- The Washington Times - Wednesday, June 18, 2014

Federal Reserve Chair Janet Yellen was upbeat Wednesday about the prospects for stronger growth in the 3 percent range in the second half of the year after the economy took a rare dip in the first quarter.

At a press conference following a two-day meeting of the Fed’s rate-setting committee, Ms. Yellen said she expects growth to be above the 2 percent average in the months ahead as previously soft spots in the economy gather strength.

“There are reasons we should see faster growth,” she said, including low interest rates and easier credit conditions in most areas outside mortgages, an improving global economy, rising home and stock prices, and healthier consumer finances.

“I think all those things ought to be working to produce above-trend growth” in the months ahead, she said. The Fed is forecasting growth overall this year of only 2.2 percent, but partly that reflects an unusual contraction in the first quarter of between 1 percent and 2 percent that was caused in part by the unusually cold winter.

The economy’s faster growth should start to produce more rapid growth in wages, which have been rising at a tepid 2 percent pace for years and leaving consumers with little or no real gains after factoring in inflation, she said.
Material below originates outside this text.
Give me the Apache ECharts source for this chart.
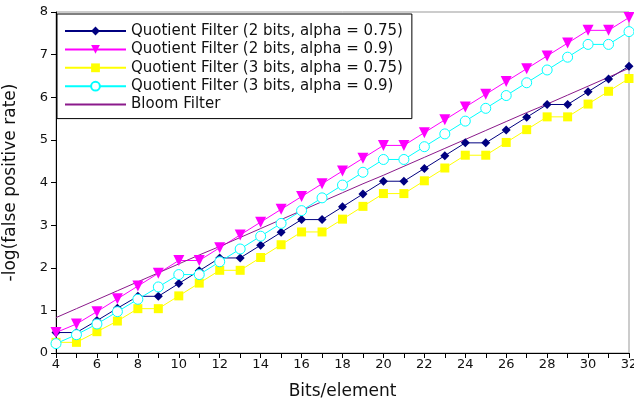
<!DOCTYPE html>
<html>
<head>
<meta charset="utf-8">
<script src="https://cdn.jsdelivr.net/npm/echarts@6/dist/echarts.min.js"></script>
<style>html,body{margin:0;padding:0;background:#fff;}#c{width:634px;height:401px;}</style>
</head>
<body>
<div id="c"></div>
<script>
const bits = [4,5,6,7,8,9,10,11,12,13,14,15,16,17,18,19,20,21,22,23,24,25,26,27,28,29,30,31,32];
const qf2_075 = [0.48,0.48,0.76,1.05,1.33,1.33,1.63,1.93,2.23,2.23,2.53,2.83,3.13,3.13,3.43,3.73,4.03,4.03,4.33,4.63,4.93,4.93,5.23,5.53,5.83,5.83,6.13,6.43,6.73];
const qf2_09 = [0.48,0.68,0.97,1.27,1.57,1.87,2.17,2.17,2.47,2.77,3.07,3.37,3.67,3.97,4.27,4.57,4.87,4.87,5.17,5.47,5.77,6.07,6.37,6.67,6.97,7.27,7.57,7.57,7.87];
const qf3_075 = [0.25,0.25,0.5,0.75,1.04,1.04,1.34,1.64,1.94,1.94,2.24,2.54,2.84,2.84,3.14,3.44,3.74,3.74,4.04,4.34,4.64,4.64,4.94,5.24,5.54,5.54,5.84,6.14,6.44];
const qf3_09 = [0.22,0.43,0.68,0.97,1.26,1.55,1.84,1.84,2.14,2.44,2.74,3.04,3.34,3.64,3.94,4.24,4.54,4.54,4.84,5.14,5.44,5.74,6.04,6.34,6.64,6.94,7.24,7.24,7.54];
const bloom = [0.83,1.04,1.25,1.46,1.67,1.88,2.09,2.30,2.50,2.71,2.92,3.13,3.34,3.55,3.76,3.97,4.17,4.38,4.59,4.80,5.01,5.22,5.43,5.64,5.84,6.05,6.26,6.47,6.68];
const names = ['Quotient Filter (2 bits, alpha = 0.75)','Quotient Filter (2 bits, alpha = 0.9)','Quotient Filter (3 bits, alpha = 0.75)','Quotient Filter (3 bits, alpha = 0.9)','Bloom Filter'];
const xTicks = [4,6,8,10,12,14,16,18,20,22,24,26,28,30,32];

const pairs = arr => bits.map((b,i)=>[b,arr[i]]);
const font = 'DejaVu Sans';
const chart = echarts.init(document.getElementById('c'), null, {renderer:'canvas'});
chart.setOption({
  animation:false,
  backgroundColor:'#fff',
  grid:{left:56,right:5,top:12,bottom:48,outerBoundsMode:'none',containLabel:false,show:true,borderColor:'#999',borderWidth:1,backgroundColor:'transparent'},
  legend:{
    show:true, orient:'vertical', left:57, top:14,
    padding:[9.5,9,6.5,7], itemGap:3.4, itemWidth:61, itemHeight:11,
    backgroundColor:'#fff', borderColor:'#000', borderWidth:1,
    textStyle:{fontFamily:font,fontSize:15,color:'#111',lineHeight:15},
    data:[names[0],names[1],names[2],names[3],{name:names[4],itemStyle:{opacity:0}}]
  },
  xAxis:{
    type:'value', min:xTicks[0], max:xTicks[xTicks.length-1], interval:2,
    name:'Bits/element', nameLocation:'middle', nameGap:30,
    nameTextStyle:{fontFamily:font,fontSize:17,color:'#111'},
    axisLine:{lineStyle:{color:'#000',width:1}},
    axisTick:{show:true,inside:false,length:5,lineStyle:{color:'#000'}},
    minorTick:{show:true,splitNumber:2,length:5,lineStyle:{color:'#000'}},
    axisLabel:{fontFamily:font,fontSize:13,color:'#111',margin:5},
    splitLine:{show:false}
  },
  yAxis:{
    type:'value', min:0, max:8, interval:1,
    name:'-log(false positive rate)', nameLocation:'middle', nameGap:37, nameRotate:90,
    nameTextStyle:{fontFamily:font,fontSize:17,color:'#111'},
    axisLine:{show:true,lineStyle:{color:'#000',width:1}},
    axisTick:{show:true,inside:false,length:5,lineStyle:{color:'#000'}},
    axisLabel:{fontFamily:font,fontSize:13,color:'#111',margin:8},
    splitLine:{show:false}
  },
  series:[
    {name:names[0],type:'line',data:pairs(qf2_075),symbol:'diamond',symbolSize:9,
     itemStyle:{color:'#000080'},lineStyle:{color:'#000080',width:1}},
    {name:names[1],type:'line',data:pairs(qf2_09),symbol:'triangle',symbolRotate:180,symbolSize:11,
     itemStyle:{color:'#ff00ff'},lineStyle:{color:'#ff00ff',width:1}},
    {name:names[2],type:'line',data:pairs(qf3_075),symbol:'rect',symbolSize:9,
     itemStyle:{color:'#ffff00'},lineStyle:{color:'#ffff00',width:1}},
    {name:names[3],type:'line',data:pairs(qf3_09),symbol:'circle',symbolSize:10,
     itemStyle:{color:'#ffffff',borderColor:'#00ffff',borderWidth:1},lineStyle:{color:'#00ffff',width:1}},
    {name:names[4],type:'line',data:pairs(bloom),symbol:'none',showSymbol:false,
     itemStyle:{color:'#8b1a8b'},lineStyle:{color:'#8b1a8b',width:1}}
  ]
});
</script>
</body>
</html>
“We could see wages growing at a more rapid rate. If we fail to see that, frankly I would worry about downside risks to consumer spending,” which could further dampen the economic recovery, she said. Consumer spending drives about two-thirds of economic activity in the U.S.

Ms. Yellen made her remarks after the Fed, as expected, announced it would continue to pare back its extraordinary easing program started during the recession, cutting its purchases of Treasury and mortgage bonds by another $10 billion a month. Under the current schedule, the Fed is set to end the bond purchase program altogether in October.
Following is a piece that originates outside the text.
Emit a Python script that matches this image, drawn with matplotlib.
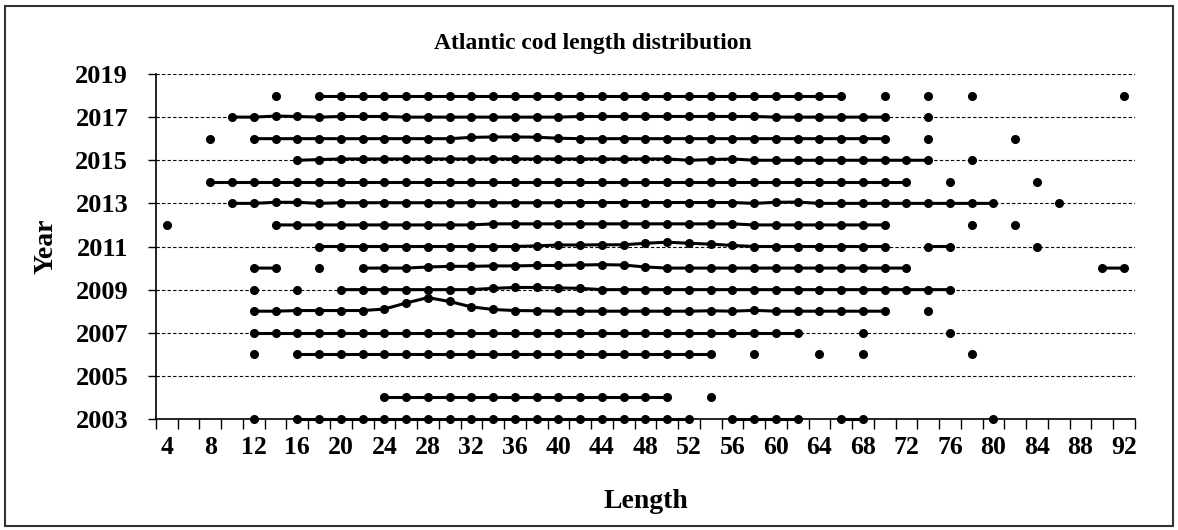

The Fed’s upbeat assessment of the economy gave a lift to financial markets, with the Dow Jones industrial average ending the day up 98 points at 16,907.

“The path of tapering looks set, and even the contraction in the U.S. economy in the first quarter of the year was insufficient to change the Fed’s thinking,” said Joseph Lake, analyst at the Economist Intelligence Unit.

But while the Fed is more optimistic in the short term, it has revised down its forecasts for longer-term growth to reflect its belief that the average rate of economic growth in the U.S. has downshifted into the 2 percent range in recent years as a result of what Ms. Yellen called “damage” done during the recession.

The major reasons for that downshift in growth are lingering long-term unemployment and the weak growth of business investment in computers and other productivity-enhancing equipment during the recovery, in a departure from previous expansions, she said.

Without such investments, which enable workers to produce more efficiently, the economy will not be able to grow at the healthier 3 percent rates seen in previous expansions, she said. Although, she expressed hope that investment would start to pick up along with the rest of the economy later this year.